The existing dynamic of high demand and limited supply has at least one long-time West Michigan real estate executive thinking the project could have a chance for success.
“We’re in an extraordinary period of boom. We’ve got incredible inward migration, and the development is bringing more residential units to the region,” said Sam Cummings, managing partner at Grand Rapids-based CWD Real Estate Investment Inc., which owns and manages a mix of office and retail holdings, as well as some residential properties. “There is more than likely a price by which that thing is full. I don’t pretend to know what that is.”
Local officials hope the Grand Castle could have a more holistic impact on the 28th Street corridor near the I-196 interchange.
“I’m hoping it will be a catalyst for more redevelopment in that area, which would be a real benefit,” said Grandville Mayor Steve Maas, noting the project could house 1,000 new residents in the suburban community. “28th Street would benefit from some reinvestment in that area.”

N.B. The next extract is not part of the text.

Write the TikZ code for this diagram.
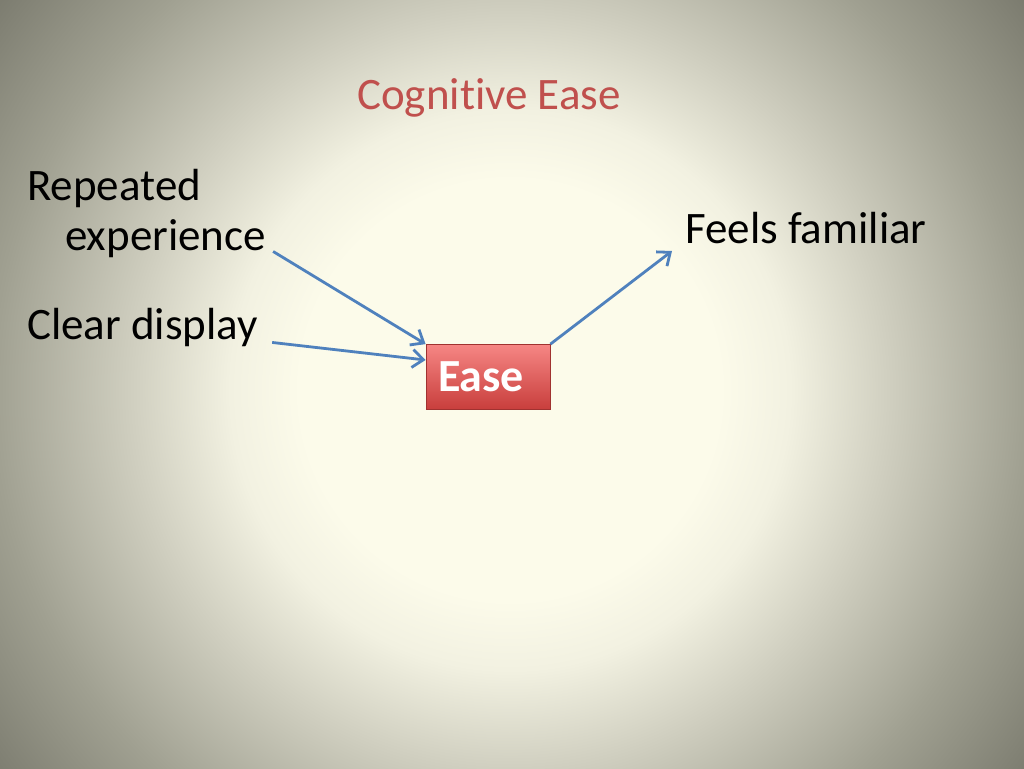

For his part, Lucas said the project was designed to draw more people into the community.
“One of the goals is that you have … something that is unique,” Lucas said. “Second of all, I think we’ll have a tourism problem because when they come down the (I-196) freeway and they see this thing in the middle of the freeway, they’re like, ‘What is that?’”
As he shrugs off criticism about the project’s design, Lucas is betting that there’s truth in his frequently used marketing line: “Every girl wants to be a princess.” Living in a castle — the Grand Castle — offers that opportunity, he said.
“I just think there’s a big group of people (that want to live here) and I think it’s even in the back of our minds as Americans — even though we don’t have that many castles — they’re kind of cool. They exude power, strength,” Lucas said. “I’m just trying to tap into some different ideas. I’ve filled quite a few apartments in West Michigan for 33 years; I know what the boxes look like. Why not do something different?”